Sharapova, however, prefers to focus on the here and now. Like Williams, Sharapova dropped one match during these Championships. Her confidence level also is high -- especially as she currently owns this young series with Williams, 1-0. But when pressed for a response on what she's thinking going into tonight's match, the only Russian woman to ever win Wimbledon and the second-youngest ladies singles champion in the Open Era, indicated she wasn't too worried.
"I am just expecting to go out and play a match," Sharapova said. "Not too much I can expect at all. You know, I obviously know the way she plays. I have played her before. She is obviously going to want her revenge. And, hey, I am in the finals of Championships. So I want it badly, too."
Williams, however, might want it a little more. She might not have anything to lose, but she does have something to prove. Although she's played well enough to get through the eight-player field with only one loss, she did struggle. The only player she managed to beat in straight sets was No. 5 Elena Dementieva and that was 7-6 (3), 7-5. Conversely, Sharapova soundly beat No. 4 Svetlana Kuznetsova, 6-1, 6-4; struggled a bit against No. 11 Vera Zvonareva, 7-5, 6-4; and then had little trouble with Myskina after dropping the first set.
Ironically, Myskina thinks that Williams will have the edge.
"The way Serena played (Sunday), I don't think (Sharapova) has any chances," Myskina said. "And I think she played unbelievable. That was great, great tennis -- the first match, and she played unbelievable. And, I mean if Maria can play at the same level as Wimbledon, she was not showing me today. That was not the greatest level. So, I think Serena has a better chance."
Williams is 2-2 in finals this year, beating Dementieva in Miami and Kuznetsova in Beijing; and losing to Sharapova at Wimbledon and Lindsay Davenport in L.A. Sharapova has reached the finals of five tournaments, winning four. Her only loss was to Alicia Molik in Zurich. Other than Williams, none of those wins were against Top 10 players.

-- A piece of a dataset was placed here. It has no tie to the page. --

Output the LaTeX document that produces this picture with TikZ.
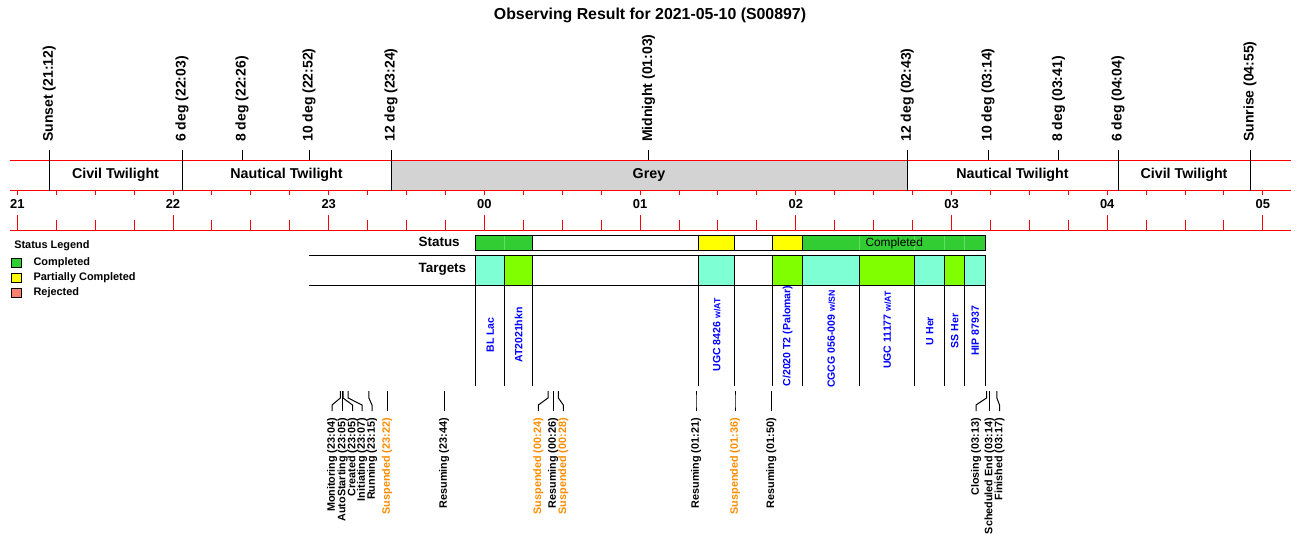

"You know, I am just so excited to be in the final that I could care less about my chances," Sharapova said. "I mean, I am obviously playing really well to come back and to win today. You know, knowing that I was a little bit fatigued and I thought after slipping away the first set that she was going to get on me. But I kept my cool. And I just, you know, I picked up my level quite fast."
And Williams knows that.
"She is very consistent and she runs like the wind," Williams said. "But so do I. So, it is fine."
Then a fine match it will be.
Miki Turner, a regular contributor to Page 3, is covering the WTA Tour Championships for ESPN.com. She can be reached at email@example.com.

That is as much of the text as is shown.